* OBJECTIVE *
Every entry below must be repeated exactly; skip the pictures.
::: DATASET ENTRIES :::
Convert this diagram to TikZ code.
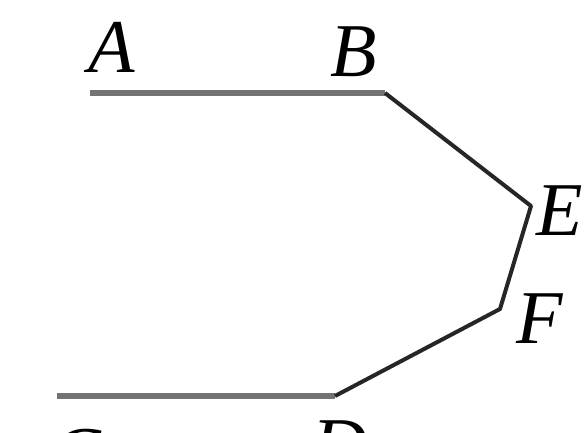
\documentclass[tikz,border=0pt]{standalone}
\usepackage{fontspec}
\setmainfont{Liberation Serif}
\begin{document}
\begin{tikzpicture}[x=1pt,y=-1pt,
  flat/.style={draw=black!55,line width=6pt},
  slant/.style={draw=black!85,line width=4pt,line join=round},
  lbl/.style={anchor=base west,inner sep=0pt,font=\fontsize{76}{80}\selectfont\itshape}]
\useasboundingbox (0,0) rectangle (584,433);
\coordinate (A) at (90,93);
\coordinate (B) at (385,93);
\coordinate (E) at (531,206);
\coordinate (F) at (500,309);
\coordinate (D) at (335,396);
\coordinate (C) at (57,396);
\draw[flat] (A) -- (B);
\draw[flat] (C) -- (D);
\draw[slant] (B) -- (E) -- (F) -- (D);
\node[lbl] (lA) at (88,73) {A};
\node[lbl] (lB) at (330,77) {B};
\node[lbl] (lE) at (536,235) {E};
\node[lbl] (lF) at (516,343) {F};
\node[lbl] (lC) at (50,479) {C};
\node[lbl] (lD) at (312,470) {D};
\end{tikzpicture}
\end{document}
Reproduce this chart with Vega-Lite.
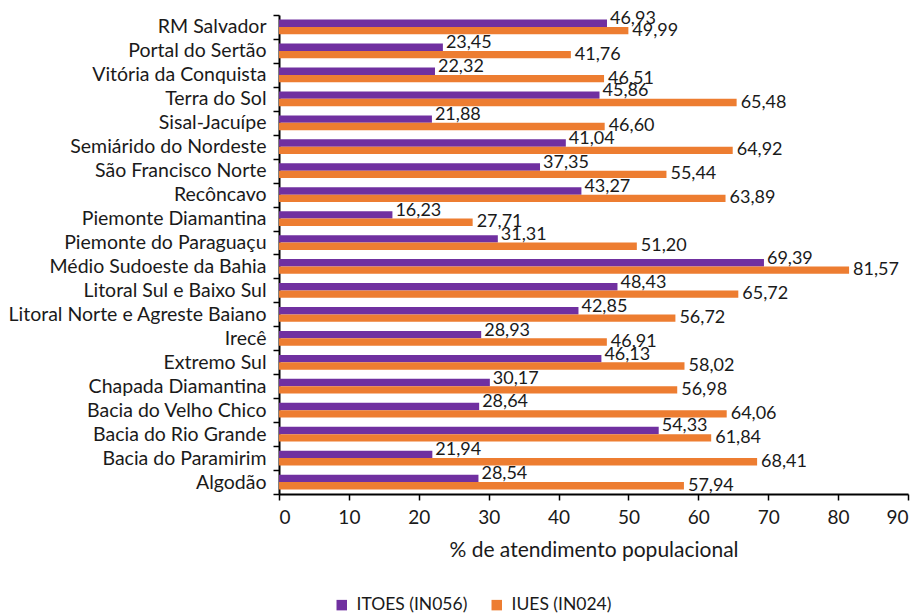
:::
* ANSWER IN FULL *
Convert this diagram to TikZ code.
\documentclass[tikz,border=0pt]{standalone}
\usepackage{fontspec}
\setmainfont{Liberation Serif}
\begin{document}
\begin{tikzpicture}[x=1pt,y=-1pt,
  flat/.style={draw=black!55,line width=6pt},
  slant/.style={draw=black!85,line width=4pt,line join=round},
  lbl/.style={anchor=base west,inner sep=0pt,font=\fontsize{76}{80}\selectfont\itshape}]
\useasboundingbox (0,0) rectangle (584,433);
\coordinate (A) at (90,93);
\coordinate (B) at (385,93);
\coordinate (E) at (531,206);
\coordinate (F) at (500,309);
\coordinate (D) at (335,396);
\coordinate (C) at (57,396);
\draw[flat] (A) -- (B);
\draw[flat] (C) -- (D);
\draw[slant] (B) -- (E) -- (F) -- (D);
\node[lbl] (lA) at (88,73) {A};
\node[lbl] (lB) at (330,77) {B};
\node[lbl] (lE) at (536,235) {E};
\node[lbl] (lF) at (516,343) {F};
\node[lbl] (lC) at (50,479) {C};
\node[lbl] (lD) at (312,470) {D};
\end{tikzpicture}
\end{document}
Reproduce this chart with Vega-Lite.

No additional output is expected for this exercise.